Samples are also stored by default in the same folder as the checkpoint, inside a ``chains`` sub folder. The order of the columns in that file are ``weight log-posterior param_1 param_2 ...``.

Subsequent calls to the :meth:`~run.Runner.generate_mc_sample` method can be used to re-generate MC samples from the surrogate posterior, e.g. if a finer representation is needed.  More details can be found in the :doc:`mc_samples` section of the documentation.


Plotting the results
--------------------

Now that we have MC samples you can process and plot them the same way that you would do with any other MC samples.

The easiest way to get a corner plot though is to call the :meth:`~run.Runner.plot_mc` method of the :class:`~run.Runner` object which will generate a corner plot.

It includes the training set unless passed ``add_training=False``.

.. code:: python

   runner.plot_mc()

.. image:: images/simple_surrogate_triangle.svg
   :width: 450
   :align: center

Bonus: Getting some extra insights
----------------------------------

You can do further plots about the progress of the active-learning loop using:

.. code:: python

   runner.plot_progress()

If you call this method without any arguments it results in the following plots:

* a histogram of the distribution time spent at different parts of the code (`timing.png`)
* the distribution of the training samples (`trace.png`)
* A plot showing the value(s) of all convergence criteria as function of the number of
  posterior evaluations (`convergence.png`). The upper part of this plot shows the
  convergence criterion, the second from the top the distribution of posterior values over
  time, and the rest of them the distribution of samples per model parameter. The blue bands
  in these parameter plots represent the 1-d marginalised posterior obtained with the
  MC sampler, and won't appear if :meth:`~run.Runner.plot_progress` is called before generating
  an MC sample. If the training points were not centred around the blue band, the run has not
  converged correctly. In this case, see :ref:`strategy-troubleshooting` for tips on fixing this issue.


.. image:: images/simple_timing.svg
   :width: 370

.. image:: images/simple_convergence.svg
   :width: 370

.. image:: images/simple_trace.svg
   :width: 500
   :align: center


Validation
----------

.. note::
    This part is optional and only relevant for validating the contours that GPry produces. In a realistic scenario you would obviously not run a full MCMC on the likelihood and will need to follow the validation guidelines at :ref:`strategy-troubleshooting`.
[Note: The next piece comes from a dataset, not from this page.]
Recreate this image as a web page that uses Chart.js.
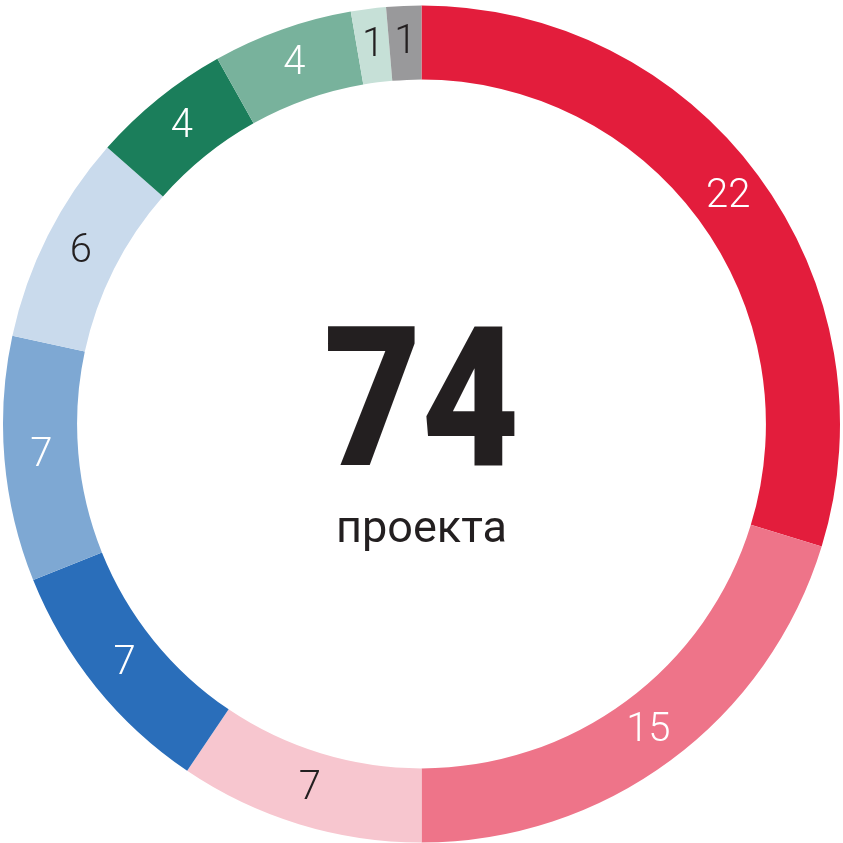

As explained :ref:`here <help_reference>`, we can easily compare our results to samples from the original gaussian by setting them as *fiducial samples*:

.. code:: python

   truth_samples = rv.rvs(size=10000)
   runner.set_fiducial_MC(truth_samples)

   runner.plot_mc()

.. image:: images/simple_comparison_triangle.svg
  :width: 450
  :align: center

As you can see the two agree almost perfectly! And we achieved this with just a few evaluations of the posterior distribution!